Given instruction. Reproduce exactly the run of lines from the one containing "Rebuild this chart" through the one containing "yticks = [0, 1000, 2000, 3000, 4000, 5000, 6000]". Pictures do not belong in the copy.

Start Record extracts

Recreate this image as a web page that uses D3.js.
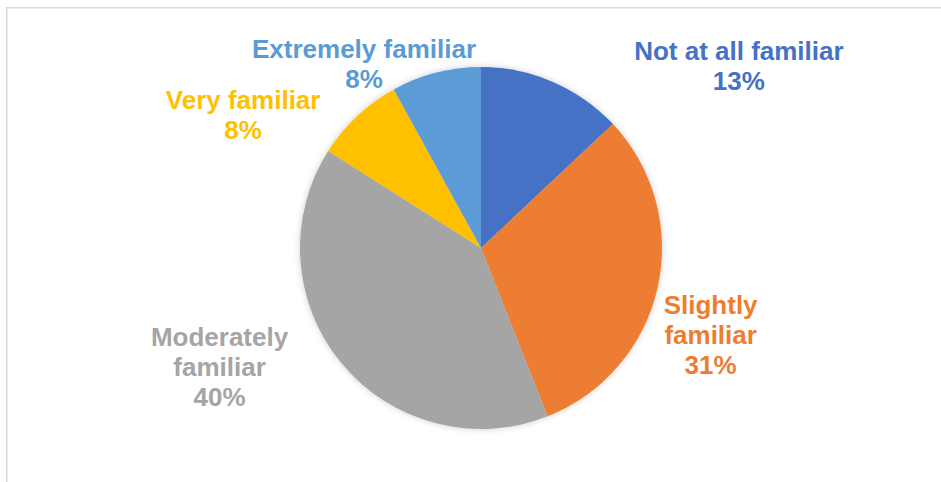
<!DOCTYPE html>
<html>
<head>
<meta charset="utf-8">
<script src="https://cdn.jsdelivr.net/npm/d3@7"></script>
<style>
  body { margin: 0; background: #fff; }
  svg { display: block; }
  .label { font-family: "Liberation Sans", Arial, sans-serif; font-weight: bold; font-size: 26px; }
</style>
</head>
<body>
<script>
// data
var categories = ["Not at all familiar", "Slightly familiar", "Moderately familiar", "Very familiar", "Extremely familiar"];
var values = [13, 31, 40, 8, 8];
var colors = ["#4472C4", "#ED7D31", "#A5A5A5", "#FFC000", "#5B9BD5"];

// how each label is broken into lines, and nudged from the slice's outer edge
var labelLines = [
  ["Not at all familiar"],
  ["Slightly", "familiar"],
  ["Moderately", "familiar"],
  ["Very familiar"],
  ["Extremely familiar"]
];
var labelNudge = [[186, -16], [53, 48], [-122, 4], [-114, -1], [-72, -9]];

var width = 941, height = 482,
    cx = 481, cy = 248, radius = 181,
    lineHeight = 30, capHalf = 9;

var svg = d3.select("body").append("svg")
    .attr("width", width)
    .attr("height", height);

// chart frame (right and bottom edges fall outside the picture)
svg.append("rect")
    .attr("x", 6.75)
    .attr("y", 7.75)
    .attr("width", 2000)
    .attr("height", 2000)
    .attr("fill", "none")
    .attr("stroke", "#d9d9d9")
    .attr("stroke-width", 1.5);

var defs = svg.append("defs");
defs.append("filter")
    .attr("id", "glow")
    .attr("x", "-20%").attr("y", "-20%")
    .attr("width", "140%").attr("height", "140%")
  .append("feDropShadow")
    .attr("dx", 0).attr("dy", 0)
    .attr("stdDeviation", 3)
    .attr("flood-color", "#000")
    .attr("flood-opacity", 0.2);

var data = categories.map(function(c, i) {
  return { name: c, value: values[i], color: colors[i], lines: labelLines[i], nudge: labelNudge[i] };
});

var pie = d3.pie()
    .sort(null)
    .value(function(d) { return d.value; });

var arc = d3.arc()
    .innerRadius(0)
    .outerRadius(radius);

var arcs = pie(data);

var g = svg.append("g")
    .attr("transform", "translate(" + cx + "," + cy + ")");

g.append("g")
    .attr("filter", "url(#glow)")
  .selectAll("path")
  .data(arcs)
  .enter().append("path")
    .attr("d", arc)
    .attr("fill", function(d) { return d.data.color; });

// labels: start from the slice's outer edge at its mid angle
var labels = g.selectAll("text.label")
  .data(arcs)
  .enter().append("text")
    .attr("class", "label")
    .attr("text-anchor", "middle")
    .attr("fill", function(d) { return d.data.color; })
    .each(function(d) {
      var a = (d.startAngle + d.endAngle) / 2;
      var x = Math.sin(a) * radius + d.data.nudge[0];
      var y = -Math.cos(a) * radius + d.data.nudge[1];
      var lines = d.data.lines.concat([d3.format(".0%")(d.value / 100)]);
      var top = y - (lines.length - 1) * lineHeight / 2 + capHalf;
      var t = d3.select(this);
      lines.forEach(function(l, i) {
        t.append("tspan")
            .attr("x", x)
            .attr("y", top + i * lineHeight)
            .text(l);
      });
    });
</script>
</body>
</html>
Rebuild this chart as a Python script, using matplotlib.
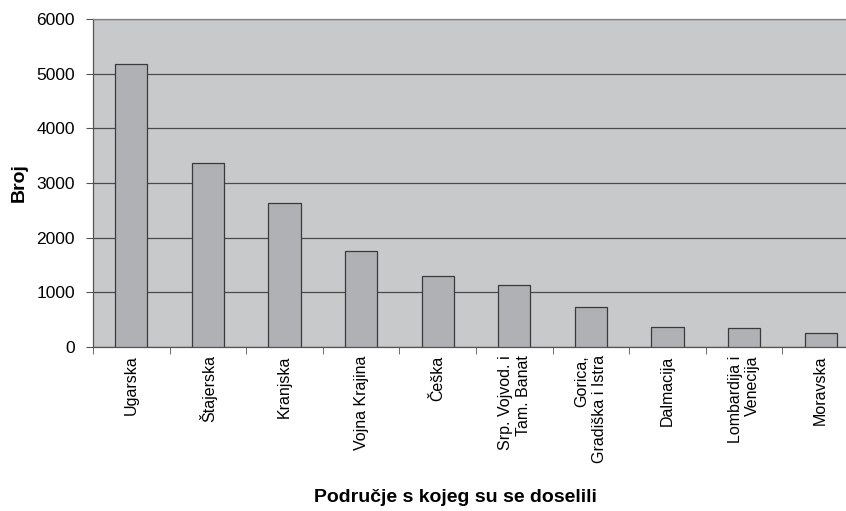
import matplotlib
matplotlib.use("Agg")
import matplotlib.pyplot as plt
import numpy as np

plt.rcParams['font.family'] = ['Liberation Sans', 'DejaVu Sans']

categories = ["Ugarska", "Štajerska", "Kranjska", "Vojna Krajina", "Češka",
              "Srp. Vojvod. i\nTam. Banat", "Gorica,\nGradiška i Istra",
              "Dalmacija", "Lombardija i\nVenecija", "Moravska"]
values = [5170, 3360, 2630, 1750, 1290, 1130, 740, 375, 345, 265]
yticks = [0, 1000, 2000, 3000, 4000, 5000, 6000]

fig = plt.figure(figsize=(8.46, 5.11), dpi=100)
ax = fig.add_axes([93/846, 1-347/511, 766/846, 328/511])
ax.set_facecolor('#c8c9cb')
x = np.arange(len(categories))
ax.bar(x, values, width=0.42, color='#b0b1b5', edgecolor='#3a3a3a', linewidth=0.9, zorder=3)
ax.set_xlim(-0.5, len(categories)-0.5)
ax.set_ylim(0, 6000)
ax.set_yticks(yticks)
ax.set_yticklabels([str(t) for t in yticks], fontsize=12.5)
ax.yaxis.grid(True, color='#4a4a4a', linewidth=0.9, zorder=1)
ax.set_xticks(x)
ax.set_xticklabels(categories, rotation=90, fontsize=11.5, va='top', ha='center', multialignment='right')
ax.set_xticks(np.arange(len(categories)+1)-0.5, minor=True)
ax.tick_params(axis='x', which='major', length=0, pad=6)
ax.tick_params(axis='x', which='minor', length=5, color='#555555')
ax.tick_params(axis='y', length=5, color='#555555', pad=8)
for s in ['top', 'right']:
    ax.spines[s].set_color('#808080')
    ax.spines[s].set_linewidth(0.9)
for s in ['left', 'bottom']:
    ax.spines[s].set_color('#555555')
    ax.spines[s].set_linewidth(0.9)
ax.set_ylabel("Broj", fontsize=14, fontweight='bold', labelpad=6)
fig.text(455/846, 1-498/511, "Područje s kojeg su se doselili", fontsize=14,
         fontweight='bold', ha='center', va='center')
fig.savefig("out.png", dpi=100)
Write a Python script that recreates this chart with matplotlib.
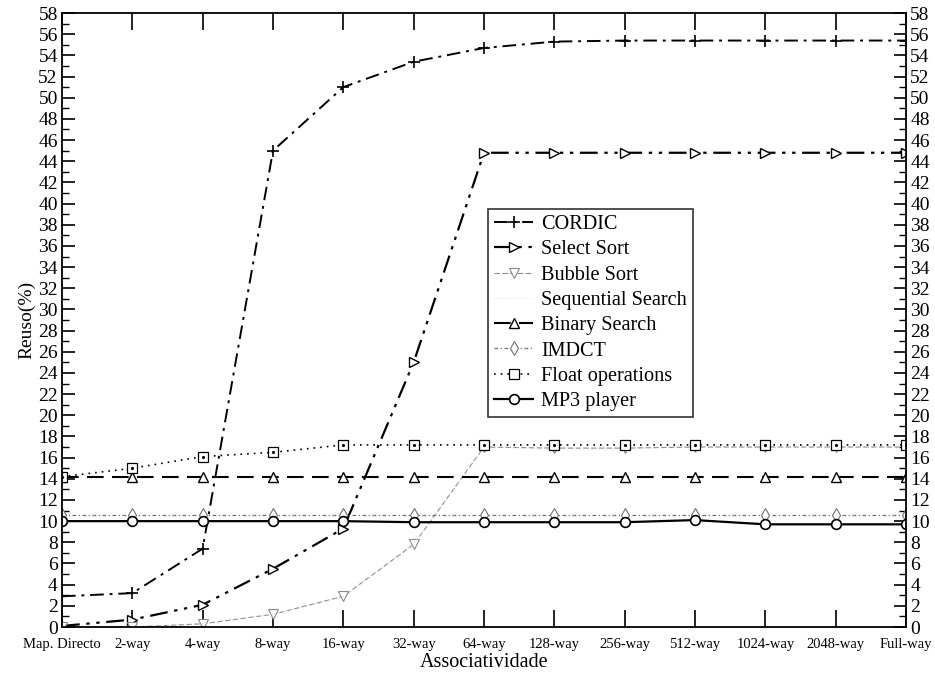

End Record extracts

Written answer.
Rebuild this chart as a Python script, using matplotlib.
import matplotlib
matplotlib.use("Agg")
import matplotlib.pyplot as plt
import numpy as np

plt.rcParams['font.family'] = ['Liberation Sans', 'DejaVu Sans']

categories = ["Ugarska", "Štajerska", "Kranjska", "Vojna Krajina", "Češka",
              "Srp. Vojvod. i\nTam. Banat", "Gorica,\nGradiška i Istra",
              "Dalmacija", "Lombardija i\nVenecija", "Moravska"]
values = [5170, 3360, 2630, 1750, 1290, 1130, 740, 375, 345, 265]
yticks = [0, 1000, 2000, 3000, 4000, 5000, 6000]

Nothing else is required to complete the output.